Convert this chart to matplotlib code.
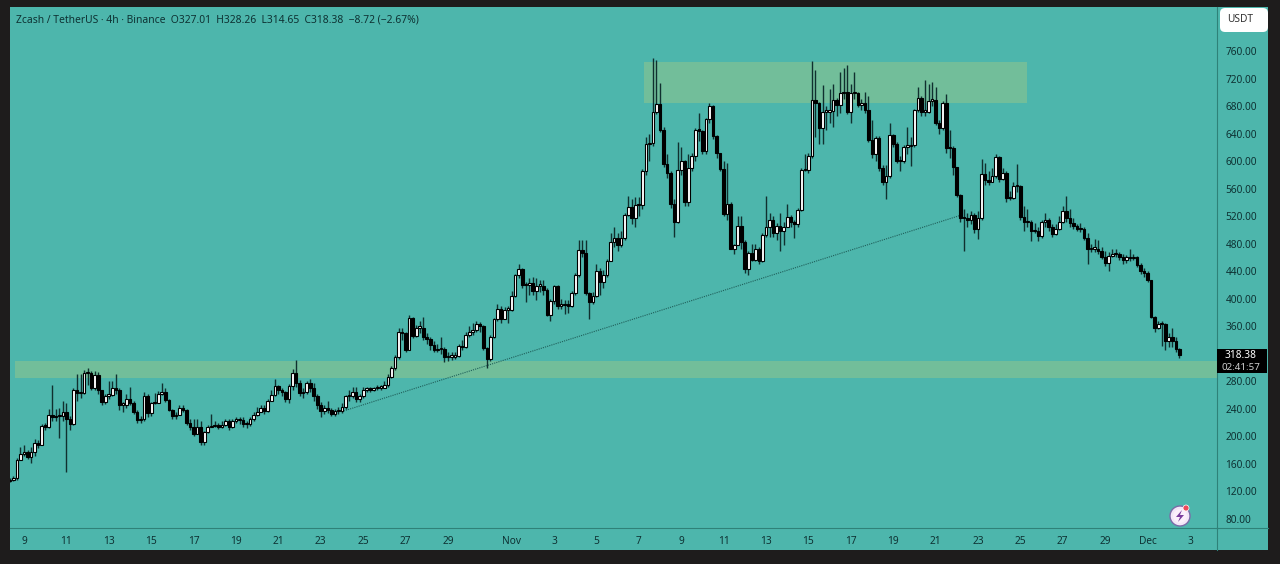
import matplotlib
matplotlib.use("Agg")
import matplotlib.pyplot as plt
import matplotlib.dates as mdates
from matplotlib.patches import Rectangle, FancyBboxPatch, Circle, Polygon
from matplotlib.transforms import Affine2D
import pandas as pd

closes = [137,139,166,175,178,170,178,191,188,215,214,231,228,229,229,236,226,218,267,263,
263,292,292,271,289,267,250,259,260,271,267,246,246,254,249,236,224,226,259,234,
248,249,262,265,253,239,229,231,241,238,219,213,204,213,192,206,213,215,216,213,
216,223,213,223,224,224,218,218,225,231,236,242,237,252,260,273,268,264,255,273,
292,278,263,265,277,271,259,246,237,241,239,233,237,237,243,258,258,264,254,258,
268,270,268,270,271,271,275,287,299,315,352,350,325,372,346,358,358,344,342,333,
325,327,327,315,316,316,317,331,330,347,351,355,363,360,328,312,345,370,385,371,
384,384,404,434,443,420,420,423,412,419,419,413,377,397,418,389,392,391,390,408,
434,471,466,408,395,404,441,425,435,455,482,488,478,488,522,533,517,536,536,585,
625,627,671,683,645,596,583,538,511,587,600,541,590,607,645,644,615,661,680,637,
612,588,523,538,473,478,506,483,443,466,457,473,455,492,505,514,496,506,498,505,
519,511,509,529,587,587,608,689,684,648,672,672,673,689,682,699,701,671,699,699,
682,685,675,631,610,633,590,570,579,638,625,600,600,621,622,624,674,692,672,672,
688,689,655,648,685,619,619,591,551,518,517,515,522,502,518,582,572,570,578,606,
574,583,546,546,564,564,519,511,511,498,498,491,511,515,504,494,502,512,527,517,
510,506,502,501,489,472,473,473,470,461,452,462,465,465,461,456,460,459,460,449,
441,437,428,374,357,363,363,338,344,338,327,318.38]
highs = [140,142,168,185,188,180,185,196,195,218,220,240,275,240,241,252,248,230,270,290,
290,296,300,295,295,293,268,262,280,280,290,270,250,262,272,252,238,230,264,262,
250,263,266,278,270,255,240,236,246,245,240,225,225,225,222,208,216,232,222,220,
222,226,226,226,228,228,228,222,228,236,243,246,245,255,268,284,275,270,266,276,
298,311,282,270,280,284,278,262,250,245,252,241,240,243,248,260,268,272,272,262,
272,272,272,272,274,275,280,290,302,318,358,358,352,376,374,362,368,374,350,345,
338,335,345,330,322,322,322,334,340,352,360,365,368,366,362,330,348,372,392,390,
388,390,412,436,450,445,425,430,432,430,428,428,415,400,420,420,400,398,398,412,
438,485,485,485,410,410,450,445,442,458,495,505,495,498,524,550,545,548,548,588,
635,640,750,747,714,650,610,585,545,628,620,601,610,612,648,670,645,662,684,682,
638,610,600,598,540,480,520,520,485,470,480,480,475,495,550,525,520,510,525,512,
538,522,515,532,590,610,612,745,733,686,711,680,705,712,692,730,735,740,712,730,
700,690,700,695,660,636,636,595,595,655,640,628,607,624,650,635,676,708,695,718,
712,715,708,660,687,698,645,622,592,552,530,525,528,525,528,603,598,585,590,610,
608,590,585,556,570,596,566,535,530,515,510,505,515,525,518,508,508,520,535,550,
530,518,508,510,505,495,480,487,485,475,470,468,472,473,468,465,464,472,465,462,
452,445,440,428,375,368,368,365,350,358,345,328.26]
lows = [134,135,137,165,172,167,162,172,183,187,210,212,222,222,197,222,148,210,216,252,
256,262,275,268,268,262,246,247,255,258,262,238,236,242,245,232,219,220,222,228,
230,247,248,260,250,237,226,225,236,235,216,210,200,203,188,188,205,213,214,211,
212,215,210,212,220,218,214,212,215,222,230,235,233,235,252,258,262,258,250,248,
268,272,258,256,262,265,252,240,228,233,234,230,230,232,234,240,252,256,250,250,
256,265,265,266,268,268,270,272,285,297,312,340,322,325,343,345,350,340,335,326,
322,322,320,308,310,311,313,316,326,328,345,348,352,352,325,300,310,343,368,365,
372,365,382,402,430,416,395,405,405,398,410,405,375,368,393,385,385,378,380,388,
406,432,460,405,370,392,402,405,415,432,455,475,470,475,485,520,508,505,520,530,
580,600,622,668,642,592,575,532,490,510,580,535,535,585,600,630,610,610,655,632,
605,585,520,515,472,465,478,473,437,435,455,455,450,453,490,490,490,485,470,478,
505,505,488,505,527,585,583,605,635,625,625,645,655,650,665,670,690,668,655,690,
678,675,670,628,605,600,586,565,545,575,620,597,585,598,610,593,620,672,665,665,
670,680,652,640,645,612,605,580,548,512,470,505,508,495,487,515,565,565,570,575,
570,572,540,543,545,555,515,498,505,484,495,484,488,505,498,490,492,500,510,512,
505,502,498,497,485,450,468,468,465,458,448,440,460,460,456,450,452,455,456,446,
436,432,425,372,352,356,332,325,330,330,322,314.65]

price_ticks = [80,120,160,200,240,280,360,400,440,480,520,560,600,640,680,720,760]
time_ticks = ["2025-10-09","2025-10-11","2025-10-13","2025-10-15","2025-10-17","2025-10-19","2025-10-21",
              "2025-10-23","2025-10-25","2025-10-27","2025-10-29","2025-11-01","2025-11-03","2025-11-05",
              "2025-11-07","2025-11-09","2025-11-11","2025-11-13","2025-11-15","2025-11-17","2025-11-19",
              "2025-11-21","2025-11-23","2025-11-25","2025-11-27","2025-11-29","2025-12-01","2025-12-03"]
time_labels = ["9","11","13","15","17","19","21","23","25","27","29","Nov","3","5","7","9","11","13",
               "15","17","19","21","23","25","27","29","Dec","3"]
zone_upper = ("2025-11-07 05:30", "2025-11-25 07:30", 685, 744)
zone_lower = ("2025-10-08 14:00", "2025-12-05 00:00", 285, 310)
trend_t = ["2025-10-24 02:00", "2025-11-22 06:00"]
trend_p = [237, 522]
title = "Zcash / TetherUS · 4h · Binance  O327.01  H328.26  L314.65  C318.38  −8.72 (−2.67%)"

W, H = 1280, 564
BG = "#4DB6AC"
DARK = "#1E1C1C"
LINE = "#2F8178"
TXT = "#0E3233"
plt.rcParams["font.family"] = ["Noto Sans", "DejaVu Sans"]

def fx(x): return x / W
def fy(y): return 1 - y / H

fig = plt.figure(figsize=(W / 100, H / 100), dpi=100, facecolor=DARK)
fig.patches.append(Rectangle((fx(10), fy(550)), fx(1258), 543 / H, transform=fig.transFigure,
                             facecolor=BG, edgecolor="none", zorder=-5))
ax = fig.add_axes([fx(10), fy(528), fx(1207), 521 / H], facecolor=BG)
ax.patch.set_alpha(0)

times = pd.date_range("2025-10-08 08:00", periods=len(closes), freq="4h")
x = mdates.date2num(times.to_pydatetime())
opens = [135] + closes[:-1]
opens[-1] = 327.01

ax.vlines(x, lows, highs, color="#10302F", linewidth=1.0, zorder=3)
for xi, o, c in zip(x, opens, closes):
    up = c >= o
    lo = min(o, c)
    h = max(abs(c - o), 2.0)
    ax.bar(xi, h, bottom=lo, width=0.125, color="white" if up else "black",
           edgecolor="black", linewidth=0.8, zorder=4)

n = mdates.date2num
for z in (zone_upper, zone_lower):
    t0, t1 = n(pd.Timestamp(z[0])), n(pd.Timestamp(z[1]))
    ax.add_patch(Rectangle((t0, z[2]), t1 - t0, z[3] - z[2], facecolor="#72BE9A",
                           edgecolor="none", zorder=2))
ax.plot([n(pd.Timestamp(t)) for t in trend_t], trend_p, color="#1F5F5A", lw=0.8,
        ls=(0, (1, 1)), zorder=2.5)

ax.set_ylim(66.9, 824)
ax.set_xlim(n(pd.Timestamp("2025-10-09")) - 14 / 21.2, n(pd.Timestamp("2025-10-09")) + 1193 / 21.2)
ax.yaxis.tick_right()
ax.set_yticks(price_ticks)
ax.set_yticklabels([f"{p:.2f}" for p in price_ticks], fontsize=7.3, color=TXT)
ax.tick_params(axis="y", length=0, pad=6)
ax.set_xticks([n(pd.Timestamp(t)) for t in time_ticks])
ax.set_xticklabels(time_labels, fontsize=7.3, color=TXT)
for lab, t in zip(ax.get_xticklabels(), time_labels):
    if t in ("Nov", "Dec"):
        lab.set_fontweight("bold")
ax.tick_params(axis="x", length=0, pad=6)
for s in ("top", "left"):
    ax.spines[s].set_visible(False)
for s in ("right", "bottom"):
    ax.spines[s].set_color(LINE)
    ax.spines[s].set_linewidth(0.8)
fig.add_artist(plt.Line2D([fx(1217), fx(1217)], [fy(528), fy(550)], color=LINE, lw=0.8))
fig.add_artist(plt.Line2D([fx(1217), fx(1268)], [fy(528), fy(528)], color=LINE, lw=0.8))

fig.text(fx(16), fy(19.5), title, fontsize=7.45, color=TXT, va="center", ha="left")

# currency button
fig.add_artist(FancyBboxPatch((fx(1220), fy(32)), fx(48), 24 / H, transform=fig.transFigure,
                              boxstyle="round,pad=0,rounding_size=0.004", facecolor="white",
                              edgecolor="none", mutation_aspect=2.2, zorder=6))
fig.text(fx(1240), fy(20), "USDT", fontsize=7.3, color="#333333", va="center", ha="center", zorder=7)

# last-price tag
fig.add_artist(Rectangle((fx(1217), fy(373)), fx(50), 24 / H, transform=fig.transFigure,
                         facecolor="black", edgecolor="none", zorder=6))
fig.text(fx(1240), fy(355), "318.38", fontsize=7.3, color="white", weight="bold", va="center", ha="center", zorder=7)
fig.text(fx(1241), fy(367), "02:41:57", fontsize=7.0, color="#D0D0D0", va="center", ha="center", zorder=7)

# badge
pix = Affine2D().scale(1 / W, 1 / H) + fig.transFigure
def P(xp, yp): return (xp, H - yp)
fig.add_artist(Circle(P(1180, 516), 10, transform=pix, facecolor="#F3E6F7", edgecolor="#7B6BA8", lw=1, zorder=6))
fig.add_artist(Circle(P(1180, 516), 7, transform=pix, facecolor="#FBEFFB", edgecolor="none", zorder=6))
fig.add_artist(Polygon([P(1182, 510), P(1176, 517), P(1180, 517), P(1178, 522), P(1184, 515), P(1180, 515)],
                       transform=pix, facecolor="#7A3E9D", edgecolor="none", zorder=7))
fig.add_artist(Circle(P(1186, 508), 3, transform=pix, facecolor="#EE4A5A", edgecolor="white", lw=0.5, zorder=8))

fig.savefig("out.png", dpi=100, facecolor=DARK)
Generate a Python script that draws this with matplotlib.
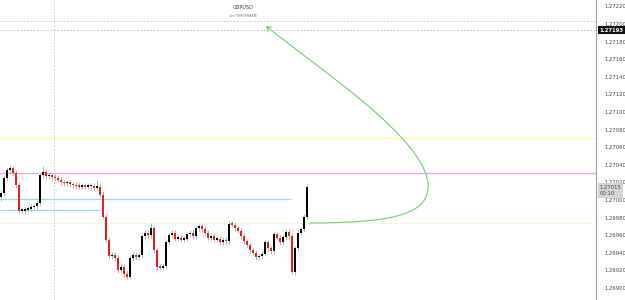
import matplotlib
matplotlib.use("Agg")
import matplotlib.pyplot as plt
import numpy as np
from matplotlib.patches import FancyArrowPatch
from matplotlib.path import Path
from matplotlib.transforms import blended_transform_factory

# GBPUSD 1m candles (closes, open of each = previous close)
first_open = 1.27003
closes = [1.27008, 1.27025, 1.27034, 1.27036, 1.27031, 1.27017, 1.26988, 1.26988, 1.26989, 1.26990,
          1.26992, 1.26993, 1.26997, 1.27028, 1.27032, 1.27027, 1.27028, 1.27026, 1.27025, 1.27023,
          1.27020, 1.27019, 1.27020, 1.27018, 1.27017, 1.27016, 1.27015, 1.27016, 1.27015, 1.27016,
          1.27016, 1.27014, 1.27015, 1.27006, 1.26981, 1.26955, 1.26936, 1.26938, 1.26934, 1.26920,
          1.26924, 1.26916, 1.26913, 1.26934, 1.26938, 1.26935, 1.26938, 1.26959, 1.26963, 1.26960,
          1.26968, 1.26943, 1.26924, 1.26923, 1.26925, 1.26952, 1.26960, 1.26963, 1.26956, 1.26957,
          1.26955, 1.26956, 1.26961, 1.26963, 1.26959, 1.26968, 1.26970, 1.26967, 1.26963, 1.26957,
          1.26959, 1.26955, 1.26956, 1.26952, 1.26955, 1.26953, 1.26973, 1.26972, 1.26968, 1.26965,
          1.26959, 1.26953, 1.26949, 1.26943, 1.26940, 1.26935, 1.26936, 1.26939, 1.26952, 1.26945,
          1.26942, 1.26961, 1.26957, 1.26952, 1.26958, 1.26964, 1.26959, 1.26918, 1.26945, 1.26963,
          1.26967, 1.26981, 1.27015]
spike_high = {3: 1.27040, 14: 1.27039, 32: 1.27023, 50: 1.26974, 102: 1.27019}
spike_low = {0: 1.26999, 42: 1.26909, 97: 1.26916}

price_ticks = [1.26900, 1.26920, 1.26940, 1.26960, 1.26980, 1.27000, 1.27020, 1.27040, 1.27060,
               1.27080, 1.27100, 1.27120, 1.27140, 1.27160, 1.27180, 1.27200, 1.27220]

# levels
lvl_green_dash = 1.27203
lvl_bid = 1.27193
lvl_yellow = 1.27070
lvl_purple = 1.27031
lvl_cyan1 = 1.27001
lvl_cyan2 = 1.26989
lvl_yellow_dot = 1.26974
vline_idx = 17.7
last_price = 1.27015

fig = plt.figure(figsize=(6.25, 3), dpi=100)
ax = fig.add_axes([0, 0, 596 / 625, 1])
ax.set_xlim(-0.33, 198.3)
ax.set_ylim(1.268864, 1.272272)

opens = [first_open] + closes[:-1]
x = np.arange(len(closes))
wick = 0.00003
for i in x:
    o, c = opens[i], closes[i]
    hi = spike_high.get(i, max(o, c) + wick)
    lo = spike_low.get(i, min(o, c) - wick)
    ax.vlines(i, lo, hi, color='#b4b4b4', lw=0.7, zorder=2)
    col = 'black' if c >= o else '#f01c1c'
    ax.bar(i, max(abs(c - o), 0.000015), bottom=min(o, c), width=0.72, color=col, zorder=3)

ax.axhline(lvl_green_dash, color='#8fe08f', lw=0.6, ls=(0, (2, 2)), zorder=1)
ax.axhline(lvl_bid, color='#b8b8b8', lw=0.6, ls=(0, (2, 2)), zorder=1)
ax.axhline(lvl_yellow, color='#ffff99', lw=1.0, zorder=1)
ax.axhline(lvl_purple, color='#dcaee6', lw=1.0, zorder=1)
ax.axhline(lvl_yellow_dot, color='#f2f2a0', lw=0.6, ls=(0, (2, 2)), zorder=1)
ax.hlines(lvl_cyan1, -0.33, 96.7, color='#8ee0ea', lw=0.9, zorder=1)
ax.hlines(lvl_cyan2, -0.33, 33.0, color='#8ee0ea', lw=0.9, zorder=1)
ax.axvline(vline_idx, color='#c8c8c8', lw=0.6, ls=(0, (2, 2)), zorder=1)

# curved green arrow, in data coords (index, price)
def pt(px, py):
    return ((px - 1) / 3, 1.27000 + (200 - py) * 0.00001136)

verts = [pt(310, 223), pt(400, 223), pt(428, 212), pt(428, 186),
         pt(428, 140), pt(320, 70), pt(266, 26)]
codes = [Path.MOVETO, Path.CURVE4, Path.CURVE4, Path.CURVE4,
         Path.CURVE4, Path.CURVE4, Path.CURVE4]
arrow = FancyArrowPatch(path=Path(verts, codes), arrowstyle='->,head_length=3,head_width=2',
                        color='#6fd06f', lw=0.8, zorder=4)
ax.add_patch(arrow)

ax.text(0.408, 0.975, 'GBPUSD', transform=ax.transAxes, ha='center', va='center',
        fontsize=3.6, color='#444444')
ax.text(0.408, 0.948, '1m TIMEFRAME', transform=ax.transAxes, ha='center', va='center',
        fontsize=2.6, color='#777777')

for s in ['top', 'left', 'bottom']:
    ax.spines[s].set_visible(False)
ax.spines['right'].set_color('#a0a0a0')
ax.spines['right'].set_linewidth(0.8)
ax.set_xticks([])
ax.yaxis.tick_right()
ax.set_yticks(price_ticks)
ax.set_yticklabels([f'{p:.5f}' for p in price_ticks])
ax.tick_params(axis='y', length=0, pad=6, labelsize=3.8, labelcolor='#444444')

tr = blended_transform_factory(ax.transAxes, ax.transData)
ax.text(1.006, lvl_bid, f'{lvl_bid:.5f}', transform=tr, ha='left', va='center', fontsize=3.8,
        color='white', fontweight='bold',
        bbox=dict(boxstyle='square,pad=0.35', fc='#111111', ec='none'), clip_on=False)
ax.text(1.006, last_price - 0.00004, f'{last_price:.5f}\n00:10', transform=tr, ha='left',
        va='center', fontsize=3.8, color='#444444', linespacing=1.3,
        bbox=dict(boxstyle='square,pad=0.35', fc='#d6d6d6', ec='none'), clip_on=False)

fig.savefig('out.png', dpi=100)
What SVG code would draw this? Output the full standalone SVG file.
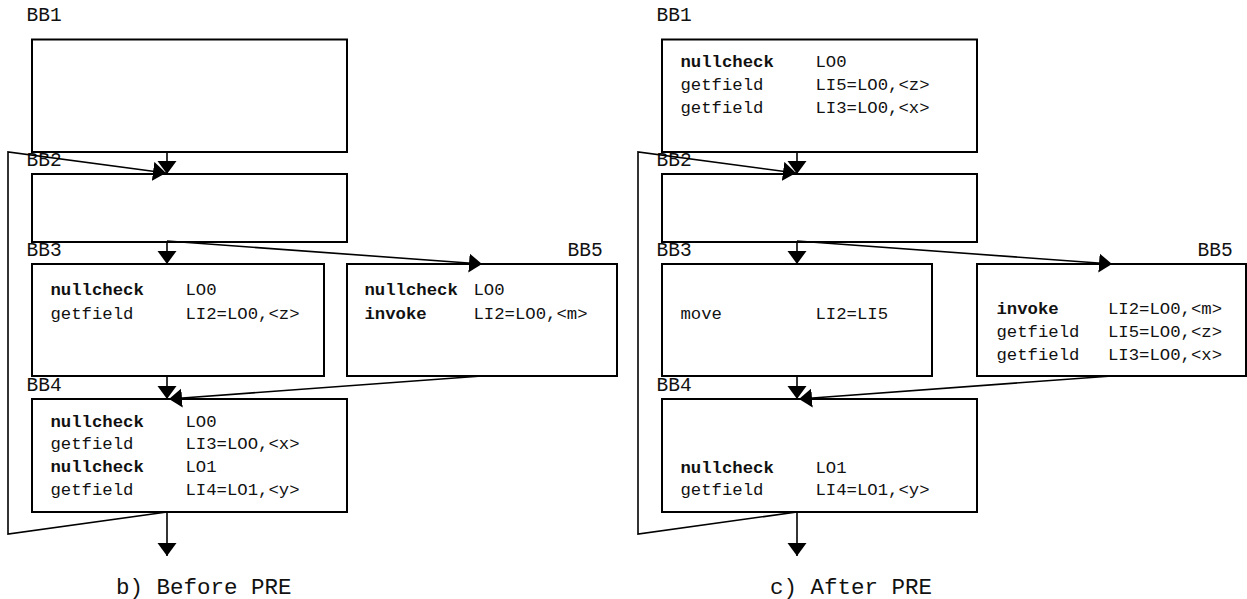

### WHAT YOU NEED TO DO
Leave out the pictures. Transcribe only the lines above, from the first through the one that contains "import pandas as pd".

### OUTPUT BELOW
Convert this chart to matplotlib code.
import matplotlib
matplotlib.use("Agg")
import matplotlib.pyplot as plt
import matplotlib.dates as mdates
from matplotlib.patches import Rectangle, FancyBboxPatch, Circle, Polygon
from matplotlib.transforms import Affine2D
import pandas as pd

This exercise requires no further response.